The new execution mode named “weight streaming” allows independent scaling of the model size and the training speed and offers great flexibility. A single CS-2 system can support models up to 120 trillion parameters. Up to 192 systems are be clustered with near-linear performance scaling to speed up training.
MemoryX : Enabling Hundred-Trillion Parameter Models
In addition to this, they introduce MemoryX, a new memory extension technology that stores model weights and streams them onto the CS-2 systems as needed to calculate each layer of the network, one layer at a time. It includes both weight storage and the intelligence to accurately schedule and perform weight updates in order to avoid dependence bottlenecks. MemoryX’s architecture is flexible, allowing for configurations ranging from 4TB to 2.4PB with parameter sizes ranging from 200 billion to 120 trillion.

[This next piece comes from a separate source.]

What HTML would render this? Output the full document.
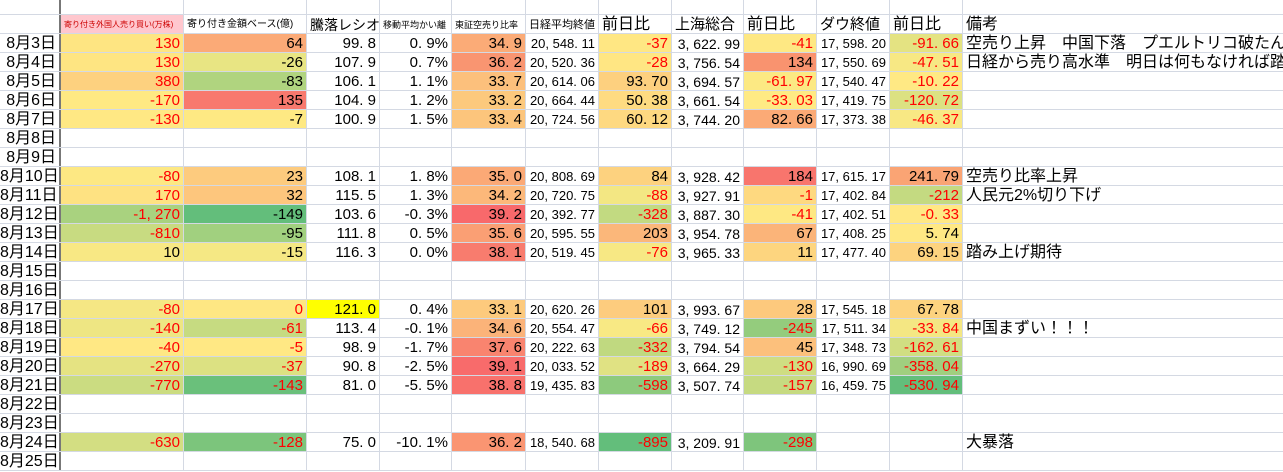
<!DOCTYPE html>
<html><head><meta charset="utf-8"><style>
body{margin:0;width:1283px;height:458px;overflow:hidden;background:#fff;font-family:"Liberation Sans","Noto Sans CJK JP",sans-serif;color:#000}
.r{display:flex;height:19px;box-sizing:border-box;border-bottom:1px solid #d4d9e3;white-space:nowrap}
.r>span{box-sizing:border-box;border-right:1px solid #d4d9e3;height:18px;line-height:20px;font-size:15px;text-align:right;padding-right:3px;overflow:visible}
.r>span:nth-child(1){width:61px;border-right:2px solid #777;font-size:16px}
.r>span:nth-child(2){width:123px}
.r>span:nth-child(3){width:123px}
.r>span:nth-child(4){width:73px}
.r>span:nth-child(5){width:72px}
.r>span:nth-child(6){width:74px}
.r>span:nth-child(7){width:73px;font-size:13px}
.r>span:nth-child(8){width:73px}
.r>span:nth-child(9){width:72px;font-size:14px}
.r>span:nth-child(10){width:73px}
.r>span:nth-child(11){width:73px;font-size:13px}
.r>span:nth-child(12){width:73px}
.r>span:nth-child(13){width:320px;text-align:left;padding-left:3px;border-right:none;font-size:16px}
.h>span{text-align:left;padding-left:3px}
.red{color:#f00}
.top{height:15px}
.top>span{height:14px}
</style></head><body>
<div class="r top"><span></span><span></span><span></span><span></span><span></span><span></span><span></span><span></span><span></span><span></span><span></span><span></span><span></span></div>
<div class="r h"><span></span><span style="background:#ffc7ce;color:#c00;font-size:8px">寄り付き外国人売り買い(万株)</span><span style="font-size:10px">寄り付き金額ベース(億)</span><span style="font-size:14px">騰落レシオ</span><span style="font-size:9px">移動平均かい離</span><span style="font-size:9px">東証空売り比率</span><span style="font-size:11px">日経平均終値</span><span style="font-size:16px">前日比</span><span style="font-size:15px">上海総合</span><span style="font-size:16px">前日比</span><span style="font-size:15px">ダウ終値</span><span style="font-size:16px">前日比</span><span style="font-size:16px">備考</span></div>

<div class="r"><span>8月3日</span><span class="red" style="background:#fee582">130</span><span style="background:#fbaa77">64</span><span>99. 8</span><span>0. 9%</span><span style="background:#fbab77">34. 9</span><span>20, 548. 11</span><span class="red" style="background:#ffe783">-37</span><span>3, 622. 99</span><span class="red" style="background:#fee883">-41</span><span>17, 598. 20</span><span class="red" style="background:#e4e382">-91. 66</span><span>空売り上昇　中国下落　プエルトリコ破たん</span></div>
<div class="r"><span>8月4日</span><span class="red" style="background:#fee582">130</span><span style="background:#e8e583">-26</span><span>107. 9</span><span>0. 7%</span><span style="background:#f99571">36. 2</span><span>20, 520. 36</span><span class="red" style="background:#ffe683">-28</span><span>3, 756. 54</span><span style="background:#f9936f">134</span><span>17, 550. 69</span><span class="red" style="background:#f7e884">-47. 51</span><span>日経から売り高水準　明日は何もなければ踏</span></div>
<div class="r"><span>8月5日</span><span class="red" style="background:#fdd17f">380</span><span style="background:#b0d47f">-83</span><span>106. 1</span><span>1. 1%</span><span style="background:#fcc07c">33. 7</span><span>20, 614. 06</span><span style="background:#fdd07f">93. 70</span><span>3, 694. 57</span><span class="red" style="background:#fce983">-61. 97</span><span>17, 540. 47</span><span class="red" style="background:#ffe984">-10. 22</span><span></span></div>
<div class="r"><span>8月6日</span><span class="red" style="background:#ffe983">-170</span><span style="background:#f8796e">135</span><span>104. 9</span><span>1. 2%</span><span style="background:#fcc97d">33. 2</span><span>20, 664. 44</span><span style="background:#fedb81">50. 38</span><span>3, 661. 54</span><span class="red" style="background:#ffea84">-33. 03</span><span>17, 419. 75</span><span class="red" style="background:#dce182">-120. 72</span><span></span></div>
<div class="r"><span>8月7日</span><span class="red" style="background:#ffe884">-130</span><span style="background:#fee983">-7</span><span>100. 9</span><span>1. 5%</span><span style="background:#fcc57c">33. 4</span><span>20, 724. 56</span><span style="background:#fed981">60. 12</span><span>3, 744. 20</span><span style="background:#fbaa76">82. 66</span><span>17, 373. 38</span><span class="red" style="background:#f8e884">-46. 37</span><span></span></div>
<div class="r"><span>8月8日</span><span></span><span></span><span></span><span></span><span></span><span></span><span></span><span></span><span></span><span></span><span></span><span></span></div>
<div class="r"><span>8月9日</span><span></span><span></span><span></span><span></span><span></span><span></span><span></span><span></span><span></span><span></span><span></span><span></span></div>
<div class="r"><span>8月10日</span><span class="red" style="background:#fde883">-80</span><span style="background:#fdcb7e">23</span><span>108. 1</span><span>1. 8%</span><span style="background:#fba976">35. 0</span><span>20, 808. 69</span><span style="background:#fdd27f">84</span><span>3, 928. 42</span><span style="background:#f8756d">184</span><span>17, 615. 17</span><span style="background:#faa474">241. 79</span><span>空売り比率上昇</span></div>
<div class="r"><span>8月11日</span><span class="red" style="background:#fee282">170</span><span style="background:#fdc67d">32</span><span>115. 5</span><span>1. 3%</span><span style="background:#fcb87a">34. 2</span><span>20, 720. 75</span><span class="red" style="background:#f3e783">-88</span><span>3, 927. 91</span><span class="red" style="background:#fed980">-1</span><span>17, 402. 84</span><span class="red" style="background:#c4da81">-212</span><span>人民元2%切り下げ</span></div>
<div class="r"><span>8月12日</span><span class="red" style="background:#a9d27f">-1, 270</span><span style="background:#63be7b">-149</span><span>103. 6</span><span>-0. 3%</span><span style="background:#f8696b">39. 2</span><span>20, 392. 77</span><span class="red" style="background:#c2da81">-328</span><span>3, 887. 30</span><span class="red" style="background:#fee883">-41</span><span>17, 402. 51</span><span class="red" style="background:#ffe884">-0. 33</span><span></span></div>
<div class="r"><span>8月13日</span><span class="red" style="background:#c8db81">-810</span><span style="background:#a1d07f">-95</span><span>111. 8</span><span>0. 5%</span><span style="background:#fa9f74">35. 6</span><span>20, 595. 55</span><span style="background:#fbb77a">203</span><span>3, 954. 78</span><span style="background:#fbb479">67</span><span>17, 408. 25</span><span style="background:#ffe884">5. 74</span><span></span></div>
<div class="r"><span>8月14日</span><span style="background:#f8e884">10</span><span style="background:#f5e884">-15</span><span>116. 3</span><span>0. 0%</span><span style="background:#f87c6e">38. 1</span><span>20, 519. 45</span><span class="red" style="background:#f7e884">-76</span><span>3, 965. 33</span><span style="background:#fdd57f">11</span><span>17, 477. 40</span><span style="background:#fdd37f">69. 15</span><span>踏み上げ期待</span></div>
<div class="r"><span>8月15日</span><span></span><span></span><span></span><span></span><span></span><span></span><span></span><span></span><span></span><span></span><span></span><span></span></div>
<div class="r"><span>8月16日</span><span></span><span></span><span></span><span></span><span></span><span></span><span></span><span></span><span></span><span></span><span></span><span></span></div>
<div class="r"><span>8月17日</span><span class="red" style="background:#f5e784">-80</span><span class="red" style="background:#fee783">0</span><span style="background:#ffff00">121. 0</span><span>0. 4%</span><span style="background:#fdca7d">33. 1</span><span>20, 620. 26</span><span style="background:#fdcc7e">101</span><span>3, 993. 67</span><span style="background:#fdc97d">28</span><span>17, 545. 18</span><span style="background:#fdd37f">67. 78</span><span></span></div>
<div class="r"><span>8月18日</span><span class="red" style="background:#eee683">-140</span><span class="red" style="background:#c6db81">-61</span><span>113. 4</span><span>-0. 1%</span><span style="background:#fbb379">34. 6</span><span>20, 554. 47</span><span class="red" style="background:#f8e984">-66</span><span>3, 749. 12</span><span class="red" style="background:#94cc7d">-245</span><span>17, 511. 34</span><span class="red" style="background:#f4e783">-33. 84</span><span>中国まずい！！！</span></div>
<div class="r"><span>8月19日</span><span class="red" style="background:#ffe884">-40</span><span class="red" style="background:#ffe884">-5</span><span>98. 9</span><span>-1. 7%</span><span style="background:#f9846f">37. 6</span><span>20, 222. 63</span><span class="red" style="background:#c0d980">-332</span><span>3, 794. 54</span><span style="background:#fcc07c">45</span><span>17, 348. 73</span><span class="red" style="background:#d0de82">-162. 61</span><span></span></div>
<div class="r"><span>8月20日</span><span class="red" style="background:#e5e382">-270</span><span class="red" style="background:#dce182">-37</span><span>90. 8</span><span>-2. 5%</span><span style="background:#f86b6b">39. 1</span><span>20, 033. 52</span><span class="red" style="background:#e0e283">-189</span><span>3, 664. 29</span><span class="red" style="background:#cfdd82">-130</span><span>16, 990. 69</span><span class="red" style="background:#a0cf7f">-358. 04</span><span></span></div>
<div class="r"><span>8月21日</span><span class="red" style="background:#cbdc81">-770</span><span class="red" style="background:#6ac07b">-143</span><span>81. 0</span><span>-5. 5%</span><span style="background:#f8716c">38. 8</span><span>19, 435. 83</span><span class="red" style="background:#8dca7d">-598</span><span>3, 507. 74</span><span class="red" style="background:#c6da81">-157</span><span>16, 459. 75</span><span class="red" style="background:#63be7b">-530. 94</span><span></span></div>
<div class="r"><span>8月22日</span><span></span><span></span><span></span><span></span><span></span><span></span><span></span><span></span><span></span><span></span><span></span><span></span></div>
<div class="r"><span>8月23日</span><span></span><span></span><span></span><span></span><span></span><span></span><span></span><span></span><span></span><span></span><span></span><span></span></div>
<div class="r"><span>8月24日</span><span class="red" style="background:#d3de82">-630</span><span class="red" style="background:#7cc57c">-128</span><span>75. 0</span><span>-10. 1%</span><span style="background:#fa9572">36. 2</span><span>18, 540. 68</span><span class="red" style="background:#63be7b">-895</span><span>3, 209. 91</span><span class="red" style="background:#7ec57c">-298</span><span></span><span></span><span>大暴落</span></div>
<div class="r"><span>8月25日</span><span></span><span></span><span></span><span></span><span></span><span></span><span></span><span></span><span></span><span></span><span></span><span></span></div>
</body></html>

The gradients are transmitted back to the MemoryX on the backward pass, where the weight update is executed in time to be used for the next round of training.
SwarmX : Providing Bigger, More Efficient Clusters
They introduce SwarmX; an interconnect fabric technology that allows them to expand the number of CS-2 devices near-linearly for extreme-scale models in this topology. This means that 10 CS-2 systems will achieve the same solution ten times faster than a single CS-2 system.
The SwarmX fabric was created with weight streaming in mind, allowing for practical concurrent training across CS-2 systems. It employs tree topology to facilitate modular and low-overhead scaling and broadcasts weights to all CS-2 systems while reducing gradients. As a result, the SwarmX fabric takes an active role in the training process.
A single MemoryX unit can target any number of CS-2 computers, and the SwarmX fabric scales independently of MemoryX resources. Because each CS-2 system contains 850,000 AI-optimized cores, the SwarmX fabric can grow from two to 192 systems, allowing for clusters of up to 163 million AI-optimized cores.
Cerebras architecture not only scales capacity and performance, but it also offers massive acceleration for sparse neural networks. The AI community is working hard to develop new sparse models that can achieve the same level of accuracy while using less computing power. Traditional designs cannot accelerate these sparse networks; hence such techniques are essential for reaching extreme-scale in practice. In contrast, The Cerebras hardware employs fine-grained dataflow scheduling to ensure that computations are only triggered when they are needed. This can help in achieving 10X weight sparsity speedup, all while saving electricity.
Cerebras makes huge cluster building as simple as pressing a button by combining weight streaming, MemoryX, and SwarmX technologies. Cerebras doesn’t try to mask distribution complexity with software. Instead, its fundamentally different design eliminates scaling complexity entirely. Because of the WSE-2’s scale, there’s no need to split a neural network’s layers across several CS-2 systems — even multi-trillion parameter models’ layers can be mapped to a single CS-2 system.
With this architecture, researchers can simply compile the neural network mapping for a single CS-2 system. The Cerebras software takes care of the rest of the execution as they scale and eliminates the traditional distributed AI complications of memory partitioning, coordination, and synchronization across multiple small devices.